-- Data provided start --

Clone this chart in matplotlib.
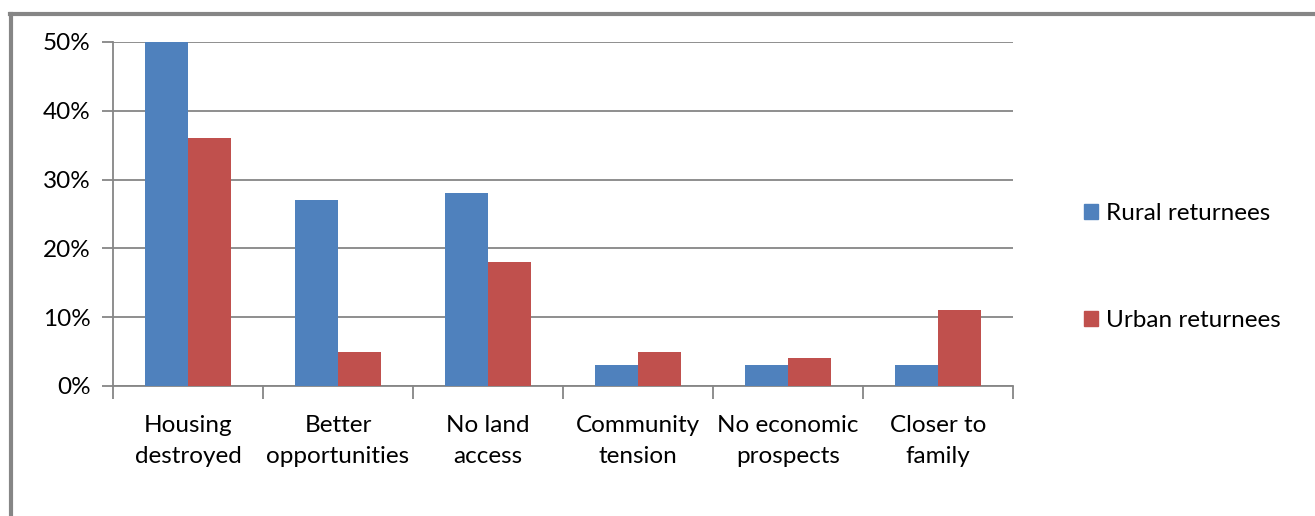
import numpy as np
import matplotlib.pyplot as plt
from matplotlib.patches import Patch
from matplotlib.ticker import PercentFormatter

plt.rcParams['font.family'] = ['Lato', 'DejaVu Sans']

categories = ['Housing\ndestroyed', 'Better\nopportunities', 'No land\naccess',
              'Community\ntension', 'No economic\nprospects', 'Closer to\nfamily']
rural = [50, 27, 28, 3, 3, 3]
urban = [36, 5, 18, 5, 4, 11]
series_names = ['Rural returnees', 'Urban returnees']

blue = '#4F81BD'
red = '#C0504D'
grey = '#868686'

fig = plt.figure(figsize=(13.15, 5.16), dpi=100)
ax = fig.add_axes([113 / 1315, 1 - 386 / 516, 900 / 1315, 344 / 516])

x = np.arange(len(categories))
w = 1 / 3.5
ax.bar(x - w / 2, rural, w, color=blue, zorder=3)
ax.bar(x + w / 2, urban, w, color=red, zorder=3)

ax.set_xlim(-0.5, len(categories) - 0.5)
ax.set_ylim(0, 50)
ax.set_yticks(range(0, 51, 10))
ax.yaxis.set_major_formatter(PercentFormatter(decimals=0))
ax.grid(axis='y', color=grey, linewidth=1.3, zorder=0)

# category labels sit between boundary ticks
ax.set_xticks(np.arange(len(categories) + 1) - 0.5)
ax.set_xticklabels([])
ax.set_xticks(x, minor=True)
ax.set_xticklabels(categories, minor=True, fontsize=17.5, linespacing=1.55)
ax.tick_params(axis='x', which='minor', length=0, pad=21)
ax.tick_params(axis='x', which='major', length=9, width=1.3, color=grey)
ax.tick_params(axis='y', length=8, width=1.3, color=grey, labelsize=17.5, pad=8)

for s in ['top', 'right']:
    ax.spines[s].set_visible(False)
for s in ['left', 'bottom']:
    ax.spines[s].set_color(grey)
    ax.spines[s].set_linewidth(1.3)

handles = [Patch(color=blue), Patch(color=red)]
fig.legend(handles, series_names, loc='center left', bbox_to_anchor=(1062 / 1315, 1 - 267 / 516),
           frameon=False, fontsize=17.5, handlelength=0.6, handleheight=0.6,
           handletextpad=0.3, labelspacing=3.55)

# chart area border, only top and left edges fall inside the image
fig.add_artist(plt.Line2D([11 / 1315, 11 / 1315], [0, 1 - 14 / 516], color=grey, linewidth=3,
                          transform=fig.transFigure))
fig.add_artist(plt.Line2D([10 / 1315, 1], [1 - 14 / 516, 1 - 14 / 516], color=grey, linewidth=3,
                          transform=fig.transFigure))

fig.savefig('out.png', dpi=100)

-- Data provided end --

> _Exercise details_:
Working from the material above, transcribe it exactly while omitting pictures.

> _Result of the task_:
Clone this chart in matplotlib.
import numpy as np
import matplotlib.pyplot as plt
from matplotlib.patches import Patch
from matplotlib.ticker import PercentFormatter

plt.rcParams['font.family'] = ['Lato', 'DejaVu Sans']

categories = ['Housing\ndestroyed', 'Better\nopportunities', 'No land\naccess',
              'Community\ntension', 'No economic\nprospects', 'Closer to\nfamily']
rural = [50, 27, 28, 3, 3, 3]
urban = [36, 5, 18, 5, 4, 11]
series_names = ['Rural returnees', 'Urban returnees']

blue = '#4F81BD'
red = '#C0504D'
grey = '#868686'

fig = plt.figure(figsize=(13.15, 5.16), dpi=100)
ax = fig.add_axes([113 / 1315, 1 - 386 / 516, 900 / 1315, 344 / 516])

x = np.arange(len(categories))
w = 1 / 3.5
ax.bar(x - w / 2, rural, w, color=blue, zorder=3)
ax.bar(x + w / 2, urban, w, color=red, zorder=3)

ax.set_xlim(-0.5, len(categories) - 0.5)
ax.set_ylim(0, 50)
ax.set_yticks(range(0, 51, 10))
ax.yaxis.set_major_formatter(PercentFormatter(decimals=0))
ax.grid(axis='y', color=grey, linewidth=1.3, zorder=0)

# category labels sit between boundary ticks
ax.set_xticks(np.arange(len(categories) + 1) - 0.5)
ax.set_xticklabels([])
ax.set_xticks(x, minor=True)
ax.set_xticklabels(categories, minor=True, fontsize=17.5, linespacing=1.55)
ax.tick_params(axis='x', which='minor', length=0, pad=21)
ax.tick_params(axis='x', which='major', length=9, width=1.3, color=grey)
ax.tick_params(axis='y', length=8, width=1.3, color=grey, labelsize=17.5, pad=8)

for s in ['top', 'right']:
    ax.spines[s].set_visible(False)
for s in ['left', 'bottom']:
    ax.spines[s].set_color(grey)
    ax.spines[s].set_linewidth(1.3)

handles = [Patch(color=blue), Patch(color=red)]
fig.legend(handles, series_names, loc='center left', bbox_to_anchor=(1062 / 1315, 1 - 267 / 516),
           frameon=False, fontsize=17.5, handlelength=0.6, handleheight=0.6,
           handletextpad=0.3, labelspacing=3.55)

# chart area border, only top and left edges fall inside the image
fig.add_artist(plt.Line2D([11 / 1315, 11 / 1315], [0, 1 - 14 / 516], color=grey, linewidth=3,
                          transform=fig.transFigure))
fig.add_artist(plt.Line2D([10 / 1315, 1], [1 - 14 / 516, 1 - 14 / 516], color=grey, linewidth=3,
                          transform=fig.transFigure))

fig.savefig('out.png', dpi=100)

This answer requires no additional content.